We should also be calling for international working class solidarity in deeds not just words. In this light, we cannot escape the issue of Syria, given the tens of millions who have been forced to flee that country. Such international solidarity means first of all for the workers movement in the industrialized countries to have a dialog with the workers and the revolutionaries in and from Syria (and the other surrounding countries) to figure out what is happening, what went wrong and how the working class can intervene now. One thing to consider would be an international working class boycott of all arms and military forces entering Syria. It would mean also encouraging and supporting a workers’ movement against imperialist intervention into Syria. That would mean not only the US, but even more important Russia and Iran as well as Turkey.

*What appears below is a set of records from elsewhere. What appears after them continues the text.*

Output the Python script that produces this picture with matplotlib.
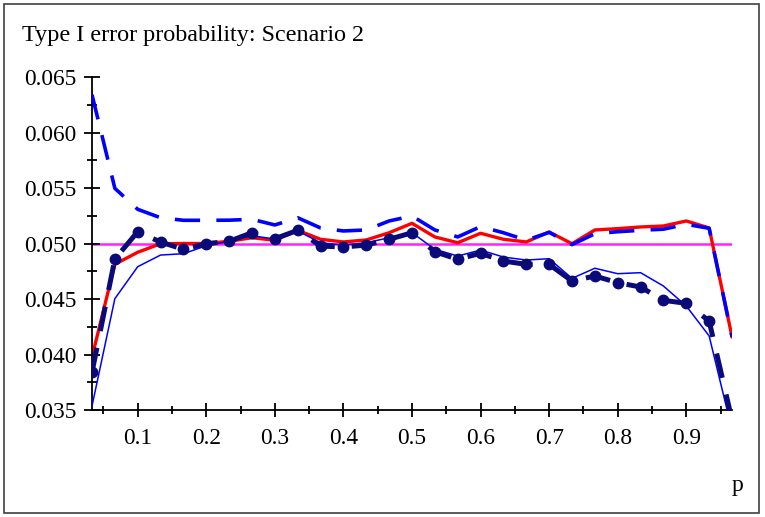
import matplotlib
matplotlib.use("Agg")
import matplotlib.pyplot as plt
from matplotlib.ticker import MultipleLocator, FixedLocator
from matplotlib.patches import Rectangle

plt.rcParams['font.family'] = ['Liberation Serif', 'DejaVu Serif']

p = [k / 30 for k in range(1, 30)]

red_solid = [0.03977, 0.04813, 0.04921, 0.04998, 0.0500, 0.0500, 0.0502, 0.05052, 0.05029, 0.05119,
             0.05038, 0.05014, 0.05032, 0.05097, 0.05182, 0.05059, 0.05007, 0.05092, 0.05038, 0.05014,
             0.05104, 0.04998, 0.05122, 0.05134, 0.05149, 0.05158, 0.05203, 0.0514, 0.0416]

blue_dashed = [0.0634, 0.05497, 0.05308, 0.05232, 0.05209, 0.05209, 0.0521, 0.05218, 0.05167, 0.05232,
               0.0514, 0.05113, 0.05122, 0.05203, 0.05248, 0.05122, 0.05059, 0.05152, 0.05097, 0.0503,
               0.05100, 0.04990, 0.05088, 0.05106, 0.05119, 0.05129, 0.05173, 0.05137, 0.0416]

thin_blue = [0.03536, 0.04503, 0.04791, 0.04896, 0.04908, 0.0498, 0.0502, 0.0507, 0.0504, 0.05113,
             0.05007, 0.04986, 0.05007, 0.05052, 0.05097, 0.04948, 0.04887, 0.04941, 0.04878, 0.04851,
             0.04863, 0.04686, 0.04777, 0.04728, 0.04737, 0.04617, 0.04437, 0.04167, 0.0332]

navy_dotted = [0.0384, 0.0486, 0.05106, 0.05013, 0.04948, 0.04998, 0.0502, 0.05097, 0.05043, 0.05119,
               0.04977, 0.04968, 0.04986, 0.05038, 0.05097, 0.04926, 0.04858, 0.04912, 0.04842, 0.04812,
               0.04812, 0.04662, 0.04707, 0.04647, 0.04608, 0.04488, 0.04461, 0.04302, 0.0341]

nominal = 0.05

fig = plt.figure(figsize=(7.65, 5.17), dpi=100)
fig.patches.append(Rectangle((4 / 765, 1 - 513 / 517), 755 / 765, 509 / 517,
                             transform=fig.transFigure, fill=False, edgecolor='#404040', lw=1.2))
ax = fig.add_axes([92 / 765, 1 - 410 / 517, (732 - 92) / 765, (410 - 77) / 517])

ax.plot([p[0], p[-1]], [nominal, nominal], color='#ff22ff', lw=1.8, zorder=1)
ax.plot(p, red_solid, color='#ff0000', lw=2.4, zorder=2)
ax.plot(p, thin_blue, color='#0000ff', lw=1.1, zorder=3)
ax.plot(p, blue_dashed, color='#0000ff', lw=2.6, dashes=(7, 4.5), zorder=4)
ax.plot(p, navy_dotted, color='#0a0a78', lw=3.6, dashes=(5, 3.4), marker='o', ms=7.5,
        zorder=5)

ax.set_xlim(p[0], p[-1])
ax.set_ylim(0.035, 0.065)
for s in ['top', 'right']:
    ax.spines[s].set_visible(False)
for s in ['left', 'bottom']:
    ax.spines[s].set_linewidth(1.3)

ax.xaxis.set_major_locator(FixedLocator([0.1, 0.2, 0.3, 0.4, 0.5, 0.6, 0.7, 0.8, 0.9]))
ax.xaxis.set_minor_locator(FixedLocator([0.05, 0.15, 0.25, 0.35, 0.45, 0.55, 0.65, 0.75, 0.85, 0.95]))
ax.yaxis.set_major_locator(MultipleLocator(0.005))
ax.yaxis.set_minor_locator(MultipleLocator(0.0025))
ax.set_xticklabels(['0.1', '0.2', '0.3', '0.4', '0.5', '0.6', '0.7', '0.8', '0.9'])
ax.set_yticklabels(['%.3f' % v for v in ax.get_yticks()])
ax.tick_params(axis='both', which='major', direction='inout', length=12, width=1.3,
               labelsize=16.8, pad=5)
ax.tick_params(axis='both', which='minor', direction='inout', length=7, width=1.3)
ax.tick_params(axis='x', which='major', length=10, pad=8)
ax.tick_params(axis='x', which='minor', length=6)

fig.text(22 / 765, 1 - 36 / 517, 'Type I error probability: Scenario 2', fontsize=17.4,
         va='center', ha='left')
fig.text(737 / 765, 1 - 486 / 517, 'p', fontsize=17, va='center', ha='center')

fig.savefig('out.png', dpi=100)
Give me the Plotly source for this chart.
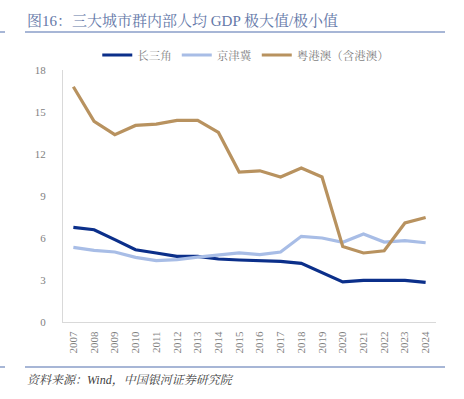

As far as Latin America, it would mean starting with international working class action, including international strike action, to establish a basic wage sufficient to buy a basic minimum basket of goods as well as a guaranteed job and basic social services (guaranteed health care, unemployment insurance and pensions for starters).
In the end, though, we are facing the full consequences of the flowering of one of the main contradictions of 21st century capitalism: The crisis of the nation state in the era of global capitalism. Workers cannot control what we do not own, and there is no ownership of capital on simply an individual level. Nor on the level of small groups of individuals. What is necessary is to socialize the ownership of capital – to place it in the hands of society as a whole.
Then, however, we are faced with the question of who controls society – will it be the working class or will it be a little clique of bureaucrats? Along with the social ownership of capital, what’s needed is a government – a “state” – under the direct, democratic control and management of the working class itself.